Goal:
Set down the data below from its first line to the line holding "A_arrow_t = [10, 20]", inclusive; omit all pictures.

Data extract:
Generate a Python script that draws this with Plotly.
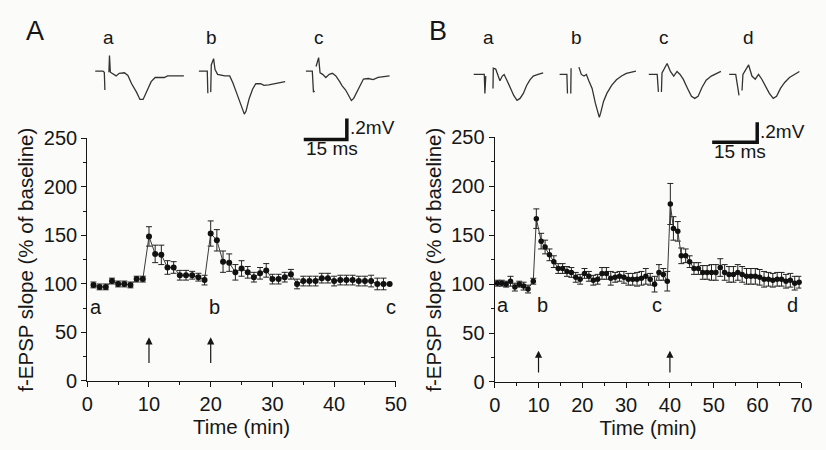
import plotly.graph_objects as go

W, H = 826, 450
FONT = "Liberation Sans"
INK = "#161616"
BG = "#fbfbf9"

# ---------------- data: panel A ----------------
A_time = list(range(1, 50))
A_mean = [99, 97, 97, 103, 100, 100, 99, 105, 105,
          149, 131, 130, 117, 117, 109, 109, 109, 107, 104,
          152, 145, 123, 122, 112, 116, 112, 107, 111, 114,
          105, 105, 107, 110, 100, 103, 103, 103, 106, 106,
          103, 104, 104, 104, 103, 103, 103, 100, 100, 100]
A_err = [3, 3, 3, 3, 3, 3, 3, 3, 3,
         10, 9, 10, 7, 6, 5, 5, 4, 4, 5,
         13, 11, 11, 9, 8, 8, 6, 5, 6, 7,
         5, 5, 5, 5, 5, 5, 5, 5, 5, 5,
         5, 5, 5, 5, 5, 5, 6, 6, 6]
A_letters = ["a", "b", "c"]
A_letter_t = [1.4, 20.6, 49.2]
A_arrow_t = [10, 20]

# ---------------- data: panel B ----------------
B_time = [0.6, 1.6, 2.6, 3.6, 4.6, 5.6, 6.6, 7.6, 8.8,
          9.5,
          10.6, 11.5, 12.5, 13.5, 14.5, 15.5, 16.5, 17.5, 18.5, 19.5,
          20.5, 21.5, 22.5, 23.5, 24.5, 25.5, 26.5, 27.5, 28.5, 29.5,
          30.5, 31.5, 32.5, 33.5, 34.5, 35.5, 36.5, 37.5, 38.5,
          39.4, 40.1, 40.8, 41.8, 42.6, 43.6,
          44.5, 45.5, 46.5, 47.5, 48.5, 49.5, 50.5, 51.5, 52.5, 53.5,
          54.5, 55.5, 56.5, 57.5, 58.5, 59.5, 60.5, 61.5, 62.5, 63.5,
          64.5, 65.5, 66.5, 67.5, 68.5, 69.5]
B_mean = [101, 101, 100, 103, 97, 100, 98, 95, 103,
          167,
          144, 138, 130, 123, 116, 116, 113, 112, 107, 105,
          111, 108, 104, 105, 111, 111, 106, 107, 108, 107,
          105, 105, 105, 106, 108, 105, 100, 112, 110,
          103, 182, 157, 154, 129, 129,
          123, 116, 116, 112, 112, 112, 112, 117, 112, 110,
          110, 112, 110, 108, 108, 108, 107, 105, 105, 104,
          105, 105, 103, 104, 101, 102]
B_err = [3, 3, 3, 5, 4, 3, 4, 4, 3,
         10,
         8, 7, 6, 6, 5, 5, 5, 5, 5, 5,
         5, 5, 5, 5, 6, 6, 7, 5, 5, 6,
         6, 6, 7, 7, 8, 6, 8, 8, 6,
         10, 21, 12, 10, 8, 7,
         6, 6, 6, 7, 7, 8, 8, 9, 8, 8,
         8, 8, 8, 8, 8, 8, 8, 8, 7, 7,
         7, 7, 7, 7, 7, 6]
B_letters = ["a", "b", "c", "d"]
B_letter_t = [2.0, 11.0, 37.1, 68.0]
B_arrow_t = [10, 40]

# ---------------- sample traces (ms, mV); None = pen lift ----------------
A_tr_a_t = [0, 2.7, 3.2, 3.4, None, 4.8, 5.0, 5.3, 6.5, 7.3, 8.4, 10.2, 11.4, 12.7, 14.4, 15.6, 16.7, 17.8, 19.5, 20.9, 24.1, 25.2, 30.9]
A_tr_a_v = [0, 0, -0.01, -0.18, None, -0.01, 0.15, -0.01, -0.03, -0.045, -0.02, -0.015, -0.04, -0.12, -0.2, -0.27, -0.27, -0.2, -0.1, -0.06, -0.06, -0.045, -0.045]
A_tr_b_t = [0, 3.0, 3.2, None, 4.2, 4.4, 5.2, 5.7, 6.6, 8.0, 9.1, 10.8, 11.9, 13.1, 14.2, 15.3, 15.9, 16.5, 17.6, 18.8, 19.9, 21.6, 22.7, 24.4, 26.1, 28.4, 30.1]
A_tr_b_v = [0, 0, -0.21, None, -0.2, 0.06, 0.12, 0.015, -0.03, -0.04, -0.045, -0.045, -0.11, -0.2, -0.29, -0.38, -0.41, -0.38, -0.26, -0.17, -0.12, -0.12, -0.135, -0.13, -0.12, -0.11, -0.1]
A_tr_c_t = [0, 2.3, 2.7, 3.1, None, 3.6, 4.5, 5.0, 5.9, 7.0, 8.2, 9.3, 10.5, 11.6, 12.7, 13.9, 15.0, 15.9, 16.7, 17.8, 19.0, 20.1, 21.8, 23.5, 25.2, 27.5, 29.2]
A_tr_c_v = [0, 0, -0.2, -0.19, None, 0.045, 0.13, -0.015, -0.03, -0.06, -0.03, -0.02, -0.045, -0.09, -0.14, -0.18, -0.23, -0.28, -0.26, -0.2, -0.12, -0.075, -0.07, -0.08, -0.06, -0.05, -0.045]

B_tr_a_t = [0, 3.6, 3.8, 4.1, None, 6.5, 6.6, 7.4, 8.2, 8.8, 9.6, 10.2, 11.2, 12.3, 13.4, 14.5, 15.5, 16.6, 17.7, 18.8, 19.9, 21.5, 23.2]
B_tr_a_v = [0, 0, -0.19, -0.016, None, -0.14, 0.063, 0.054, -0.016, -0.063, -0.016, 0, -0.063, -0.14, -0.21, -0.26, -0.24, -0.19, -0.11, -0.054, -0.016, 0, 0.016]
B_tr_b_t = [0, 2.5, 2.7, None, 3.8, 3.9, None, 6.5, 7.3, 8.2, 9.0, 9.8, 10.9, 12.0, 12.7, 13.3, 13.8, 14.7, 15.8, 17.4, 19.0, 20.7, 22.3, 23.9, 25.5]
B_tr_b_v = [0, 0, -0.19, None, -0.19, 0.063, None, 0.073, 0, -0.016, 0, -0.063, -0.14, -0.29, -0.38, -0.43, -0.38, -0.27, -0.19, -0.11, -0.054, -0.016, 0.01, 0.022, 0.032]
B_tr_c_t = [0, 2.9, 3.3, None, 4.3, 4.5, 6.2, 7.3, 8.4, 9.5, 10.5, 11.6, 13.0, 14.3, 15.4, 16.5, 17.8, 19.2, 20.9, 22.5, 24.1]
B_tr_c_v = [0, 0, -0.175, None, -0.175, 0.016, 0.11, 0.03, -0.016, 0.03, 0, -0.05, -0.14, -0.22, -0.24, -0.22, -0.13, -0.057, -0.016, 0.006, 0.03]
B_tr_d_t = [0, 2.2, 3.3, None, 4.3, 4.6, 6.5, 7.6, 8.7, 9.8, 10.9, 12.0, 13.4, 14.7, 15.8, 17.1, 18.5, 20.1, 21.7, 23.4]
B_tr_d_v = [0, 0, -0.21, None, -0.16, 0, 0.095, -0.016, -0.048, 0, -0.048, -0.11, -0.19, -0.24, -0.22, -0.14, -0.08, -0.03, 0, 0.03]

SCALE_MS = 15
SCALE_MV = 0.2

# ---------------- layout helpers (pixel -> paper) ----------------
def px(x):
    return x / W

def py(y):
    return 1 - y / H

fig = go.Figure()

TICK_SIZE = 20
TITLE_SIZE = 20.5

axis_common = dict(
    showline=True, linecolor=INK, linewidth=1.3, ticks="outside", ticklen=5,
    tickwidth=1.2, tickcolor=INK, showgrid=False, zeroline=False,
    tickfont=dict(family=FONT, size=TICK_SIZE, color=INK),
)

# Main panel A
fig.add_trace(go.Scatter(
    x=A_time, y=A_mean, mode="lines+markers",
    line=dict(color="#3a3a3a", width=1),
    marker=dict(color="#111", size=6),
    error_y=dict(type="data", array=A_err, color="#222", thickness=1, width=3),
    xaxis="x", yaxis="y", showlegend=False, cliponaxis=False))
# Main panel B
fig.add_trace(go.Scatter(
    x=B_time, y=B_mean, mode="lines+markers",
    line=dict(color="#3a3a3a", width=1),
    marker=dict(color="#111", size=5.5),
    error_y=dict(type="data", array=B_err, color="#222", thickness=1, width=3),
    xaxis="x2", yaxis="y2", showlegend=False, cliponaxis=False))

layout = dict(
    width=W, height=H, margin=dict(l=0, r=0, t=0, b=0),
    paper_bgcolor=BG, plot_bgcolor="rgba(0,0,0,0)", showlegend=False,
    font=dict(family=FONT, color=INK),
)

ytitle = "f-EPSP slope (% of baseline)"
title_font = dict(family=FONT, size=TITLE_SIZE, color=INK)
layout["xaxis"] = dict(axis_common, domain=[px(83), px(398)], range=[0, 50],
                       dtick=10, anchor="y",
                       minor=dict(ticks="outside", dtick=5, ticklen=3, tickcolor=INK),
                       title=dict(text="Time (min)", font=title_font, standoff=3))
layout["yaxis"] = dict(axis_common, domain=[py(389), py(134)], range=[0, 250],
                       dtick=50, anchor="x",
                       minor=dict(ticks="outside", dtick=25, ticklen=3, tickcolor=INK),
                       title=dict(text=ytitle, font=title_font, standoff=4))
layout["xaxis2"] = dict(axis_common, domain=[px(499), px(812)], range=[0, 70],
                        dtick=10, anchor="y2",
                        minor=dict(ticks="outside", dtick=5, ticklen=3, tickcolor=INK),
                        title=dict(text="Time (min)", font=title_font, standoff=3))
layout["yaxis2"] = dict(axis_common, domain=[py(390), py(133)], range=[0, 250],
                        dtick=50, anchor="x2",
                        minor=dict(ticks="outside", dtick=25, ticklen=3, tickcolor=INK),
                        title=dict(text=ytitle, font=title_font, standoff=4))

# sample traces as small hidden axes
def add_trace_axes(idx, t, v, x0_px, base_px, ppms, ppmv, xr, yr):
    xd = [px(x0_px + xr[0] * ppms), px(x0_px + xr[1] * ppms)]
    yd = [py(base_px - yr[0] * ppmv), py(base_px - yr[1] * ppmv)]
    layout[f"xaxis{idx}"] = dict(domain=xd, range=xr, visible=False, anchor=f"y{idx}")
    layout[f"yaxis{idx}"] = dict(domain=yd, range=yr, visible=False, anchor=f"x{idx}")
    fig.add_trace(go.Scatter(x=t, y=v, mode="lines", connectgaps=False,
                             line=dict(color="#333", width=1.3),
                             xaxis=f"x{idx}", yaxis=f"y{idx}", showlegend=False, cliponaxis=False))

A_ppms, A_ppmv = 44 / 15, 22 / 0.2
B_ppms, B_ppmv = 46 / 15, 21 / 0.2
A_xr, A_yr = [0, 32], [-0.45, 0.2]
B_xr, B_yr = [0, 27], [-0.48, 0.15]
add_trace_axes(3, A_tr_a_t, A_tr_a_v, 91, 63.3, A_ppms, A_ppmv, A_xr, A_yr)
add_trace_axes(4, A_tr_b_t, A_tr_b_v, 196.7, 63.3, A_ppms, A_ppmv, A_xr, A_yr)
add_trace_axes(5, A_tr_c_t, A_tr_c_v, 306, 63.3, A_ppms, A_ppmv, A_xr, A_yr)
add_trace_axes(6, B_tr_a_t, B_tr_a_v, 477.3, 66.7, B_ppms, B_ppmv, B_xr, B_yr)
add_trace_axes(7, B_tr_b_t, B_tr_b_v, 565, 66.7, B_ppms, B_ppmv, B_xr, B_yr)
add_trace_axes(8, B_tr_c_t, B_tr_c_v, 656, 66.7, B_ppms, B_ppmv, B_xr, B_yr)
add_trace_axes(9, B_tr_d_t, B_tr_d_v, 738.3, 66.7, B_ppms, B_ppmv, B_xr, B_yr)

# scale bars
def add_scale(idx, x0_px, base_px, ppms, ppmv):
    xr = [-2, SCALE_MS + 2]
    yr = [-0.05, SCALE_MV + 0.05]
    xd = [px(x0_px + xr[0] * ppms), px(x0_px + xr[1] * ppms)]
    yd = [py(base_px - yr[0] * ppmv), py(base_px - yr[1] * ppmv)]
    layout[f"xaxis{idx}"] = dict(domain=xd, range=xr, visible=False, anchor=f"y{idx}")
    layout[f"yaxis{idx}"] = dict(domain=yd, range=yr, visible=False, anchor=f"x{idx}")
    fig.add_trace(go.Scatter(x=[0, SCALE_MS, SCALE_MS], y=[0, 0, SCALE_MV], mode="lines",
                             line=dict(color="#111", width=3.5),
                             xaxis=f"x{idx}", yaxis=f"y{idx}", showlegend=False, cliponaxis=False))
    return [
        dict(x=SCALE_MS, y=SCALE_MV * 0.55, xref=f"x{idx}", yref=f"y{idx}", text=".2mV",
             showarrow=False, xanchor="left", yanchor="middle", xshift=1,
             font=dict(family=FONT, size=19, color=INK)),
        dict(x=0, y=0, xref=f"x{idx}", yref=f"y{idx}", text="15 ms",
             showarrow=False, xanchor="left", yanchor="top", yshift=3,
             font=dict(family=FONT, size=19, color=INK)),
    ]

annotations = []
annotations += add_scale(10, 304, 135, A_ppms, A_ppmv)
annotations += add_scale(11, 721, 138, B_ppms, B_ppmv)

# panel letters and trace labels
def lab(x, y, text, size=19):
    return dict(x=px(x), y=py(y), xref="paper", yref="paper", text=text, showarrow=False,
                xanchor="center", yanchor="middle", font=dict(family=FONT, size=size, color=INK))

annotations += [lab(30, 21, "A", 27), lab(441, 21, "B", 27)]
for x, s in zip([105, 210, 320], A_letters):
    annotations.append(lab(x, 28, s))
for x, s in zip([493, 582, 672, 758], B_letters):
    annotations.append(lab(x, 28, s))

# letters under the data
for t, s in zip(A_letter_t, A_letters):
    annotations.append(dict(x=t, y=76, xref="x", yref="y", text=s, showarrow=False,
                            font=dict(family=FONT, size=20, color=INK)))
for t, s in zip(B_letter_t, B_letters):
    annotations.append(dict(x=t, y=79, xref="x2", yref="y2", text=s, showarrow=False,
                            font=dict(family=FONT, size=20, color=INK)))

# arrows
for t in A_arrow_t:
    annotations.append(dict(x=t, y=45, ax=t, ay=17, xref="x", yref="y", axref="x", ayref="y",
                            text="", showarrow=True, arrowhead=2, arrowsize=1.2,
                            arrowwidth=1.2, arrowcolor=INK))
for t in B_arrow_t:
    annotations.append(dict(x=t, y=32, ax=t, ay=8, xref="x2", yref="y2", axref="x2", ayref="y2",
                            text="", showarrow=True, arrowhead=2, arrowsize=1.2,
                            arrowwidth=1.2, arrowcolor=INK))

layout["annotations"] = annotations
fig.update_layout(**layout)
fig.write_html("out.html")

Answer to this exercise:
Generate a Python script that draws this with Plotly.
import plotly.graph_objects as go

W, H = 826, 450
FONT = "Liberation Sans"
INK = "#161616"
BG = "#fbfbf9"

# ---------------- data: panel A ----------------
A_time = list(range(1, 50))
A_mean = [99, 97, 97, 103, 100, 100, 99, 105, 105,
          149, 131, 130, 117, 117, 109, 109, 109, 107, 104,
          152, 145, 123, 122, 112, 116, 112, 107, 111, 114,
          105, 105, 107, 110, 100, 103, 103, 103, 106, 106,
          103, 104, 104, 104, 103, 103, 103, 100, 100, 100]
A_err = [3, 3, 3, 3, 3, 3, 3, 3, 3,
         10, 9, 10, 7, 6, 5, 5, 4, 4, 5,
         13, 11, 11, 9, 8, 8, 6, 5, 6, 7,
         5, 5, 5, 5, 5, 5, 5, 5, 5, 5,
         5, 5, 5, 5, 5, 5, 6, 6, 6]
A_letters = ["a", "b", "c"]
A_letter_t = [1.4, 20.6, 49.2]
A_arrow_t = [10, 20]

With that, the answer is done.